Этому нельзя перестать удивляться. Кто ты был для меня? Никто. А сейчас ты мне ближе всех на свете. Был безразличен мне, а сейчас для меня самое интересное — то, что ты говоришь, то, что я хочу сказать тебе, то, что я о тебе думаю, то, что думаешь ты. Ты умнее всех, ты прекраснее всех; если бы я хоть секунду думала иначе, разве я потянулась бы так к тебе, разве бы я так гордилась тем, что имею право прислониться к тебе? Как это другие не видят, что ты лучше всех? Как я сама этого раньше не видела? И почему теперь увидела? Откуда взялось прозрение? Не потому же, что я искала любви? Я не искала любви! Если бы искала, нашла бы давно, она под ногами у меня лежала, я и не нагнулась поднять… Нет, я искала любви, не нужно быть нечестной. Но почему именно ты? За какие такие твои заслуги? Чего ради я ряжу тебя во все это великолепие? Ничего не понятно, от непонимания кружится голова…

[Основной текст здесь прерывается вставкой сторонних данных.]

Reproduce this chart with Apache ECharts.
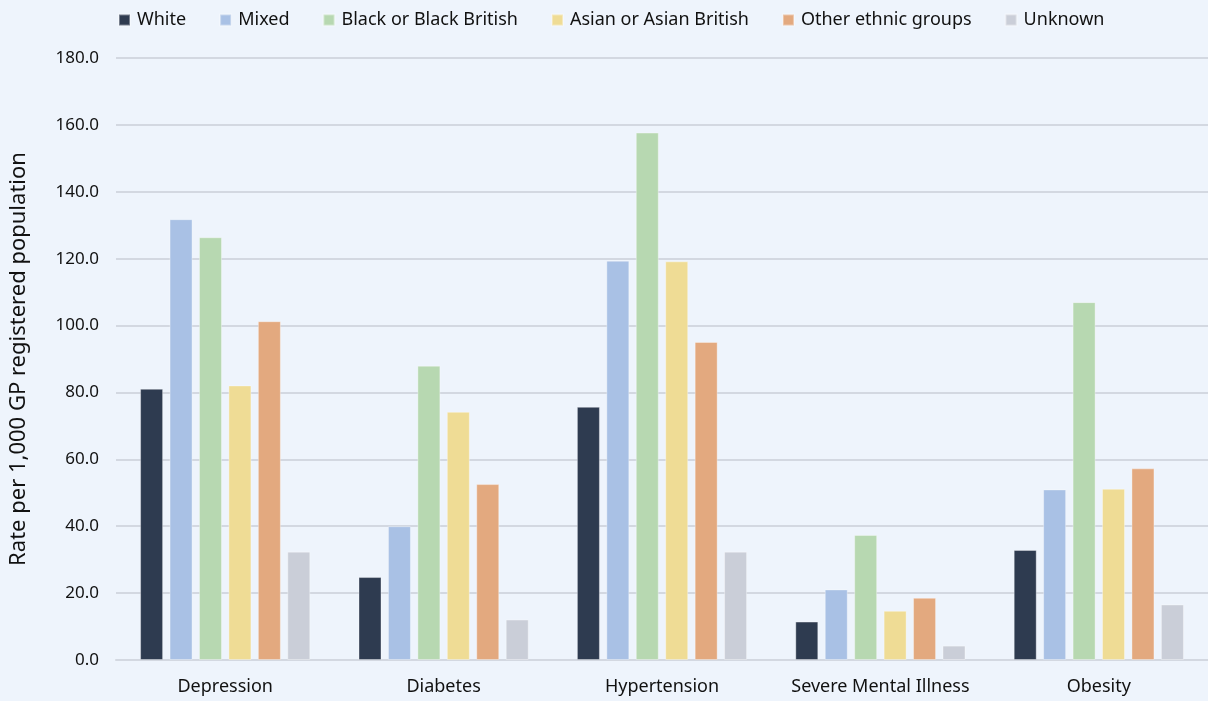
<!DOCTYPE html>
<html style="height: 100%">

<head>
  <meta charset="UTF-8" />
  <title>Rate per 1,000 GP registered population by ethnic group</title>
  <script src="https://cdn.jsdelivr.net/npm/echarts@6/dist/echarts.min.js"></script>
</head>

<body style="height: 100%; margin: 0; background: #EEF4FC">
  <div id="main" style="width: 1208px; height: 701px"></div>
  <script>
    const conditions = ['Depression', 'Diabetes', 'Hypertension', 'Severe Mental Illness', 'Obesity'];

    const white = [81.1, 24.8, 75.7, 11.5, 32.9];
    const mixed = [131.8, 40.0, 119.4, 21.1, 51.0];
    const black = [126.4, 88.0, 157.7, 37.4, 107.0];
    const asian = [82.1, 74.2, 119.2, 14.7, 51.2];
    const other = [101.3, 52.6, 95.1, 18.6, 57.3];
    const unknown = [32.4, 12.1, 32.4, 4.3, 16.6];

    const groups = [
      { name: 'White', data: white, color: '#2E3B50' },
      { name: 'Mixed', data: mixed, color: '#A9C1E5' },
      { name: 'Black or Black British', data: black, color: '#B7D8B1' },
      { name: 'Asian or Asian British', data: asian, color: '#EFDC95' },
      { name: 'Other ethnic groups', data: other, color: '#E3A97F' },
      { name: 'Unknown', data: unknown, color: '#CACED8' },
    ];

    const font = 'Noto Sans';
    const chart = echarts.init(document.getElementById('main'));

    chart.setOption({
      backgroundColor: '#EEF4FC',
      textStyle: { fontFamily: font },
      legend: {
        top: 6,
        left: 113,
        itemWidth: 11,
        itemHeight: 11,
        itemGap: 33,
        icon: 'rect',
        textStyle: { fontSize: 18, color: '#111', fontFamily: font, padding: [0, 0, 0, 2] },
      },
      grid: { left: 112, right: -4, top: 58, bottom: 41 },
      xAxis: {
        type: 'category',
        data: conditions,
        axisLine: { lineStyle: { color: '#D3D8E1', width: 2 } },
        axisTick: { show: false },
        axisLabel: { fontSize: 18, color: '#111', margin: 18, interval: 0 },
      },
      yAxis: {
        type: 'value',
        min: 0,
        max: 180,
        interval: 20,
        name: 'Rate per 1,000 GP registered population',
        nameLocation: 'middle',
        nameGap: 86,
        nameTextStyle: { fontSize: 22, color: '#111' },
        axisLabel: {
          fontSize: 17,
          color: '#111',
          margin: 17,
          formatter: (v) => v.toFixed(1),
        },
        splitLine: { lineStyle: { color: '#D3D8E1', width: 2 } },
      },
      series: groups.map((g) => ({
        name: g.name,
        type: 'bar',
        data: g.data,
        barWidth: 23,
        barGap: '28%',
        itemStyle: { color: g.color, borderColor: 'rgba(255,255,255,0.35)', borderWidth: 1 },
      })),
    });
  </script>
</body>

</html>
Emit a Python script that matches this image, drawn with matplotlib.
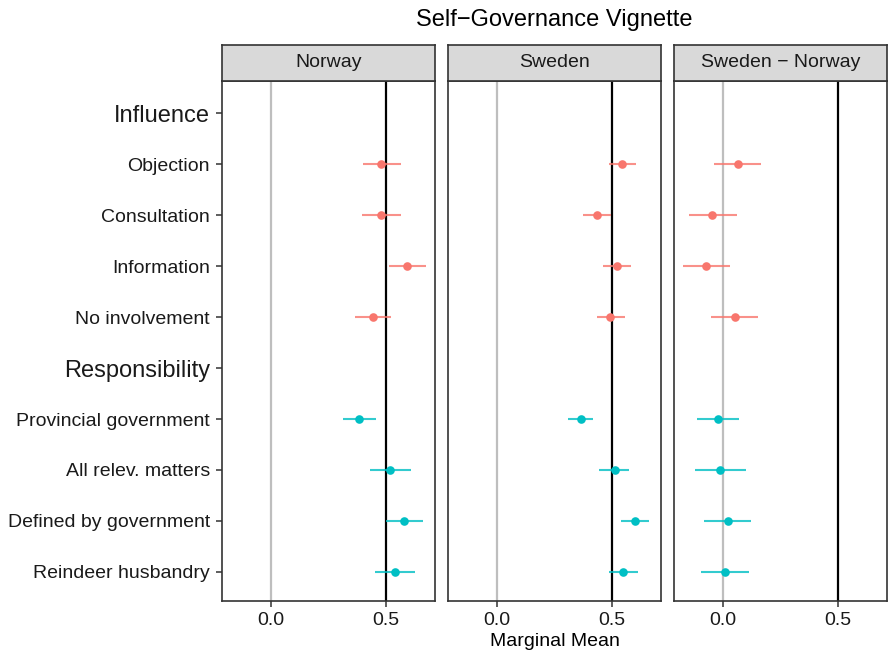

Листопад и Нонна идут медленно. Оба устали. Устали оттого, что просидели в накуренной конструкторской до глубокой ночи, и оттого, что за все эти часы ни разу по-настоящему не приблизились друг к другу…

Он что-то говорит. Она отрывается от своих мыслей и вслушивается.

— Только не испугайтесь моего жилья, — говорит он как бы шутя, но голос вздрагивает. — У меня пусто и холодно, похоже на сарай.

— Это же все равно, — говорит она почти шепотом.

Они условились, что она придет к нему. Когда? «Я тогда позвоню», — сказала она коротко. У нее такое ощущение, словно она раскачивается на качелях: выше — выше — выше…

— Лодки, — говорит она.

— Лодки? — повторяет он, заглядывая ей в лицо. — Какие лодки?

Она отрицательно качает головой, ей не хочется объяснять. Это в детстве было: качели-лодки, подвешенные на стальных тросах к толстой перекладине. Девушки и ребята становились по двое, держась за тросы, и раскачивались что было силы. Раскачавшись, лодка перелетала через перекладину, описывая полный круг. Кто слабонервный — и не суйся!

— Ты хочешь спать, — говорит он, в первый раз называя ее на ты. — Ты спишь на ходу. — Он обнимает ее бережно и нежно.

Вот и горка, и лесенка, ведущая к веденеевскому дому. Пришли! Она останавливается и поднимает к нему лицо…

— Ноннушка, — говорит он, целуя ее закрытые глаза.

— Еще, — говорит она, не открывая глаз.

И наконец они расстаются. Она отпирает дверь — целая связка хитроумных ключей, бесчисленные веденеевские затворы — и входит в дом. Он идет обратно, из старого поселка в новый, по необъятно широкой пустынной улице, обставленной высокими домами.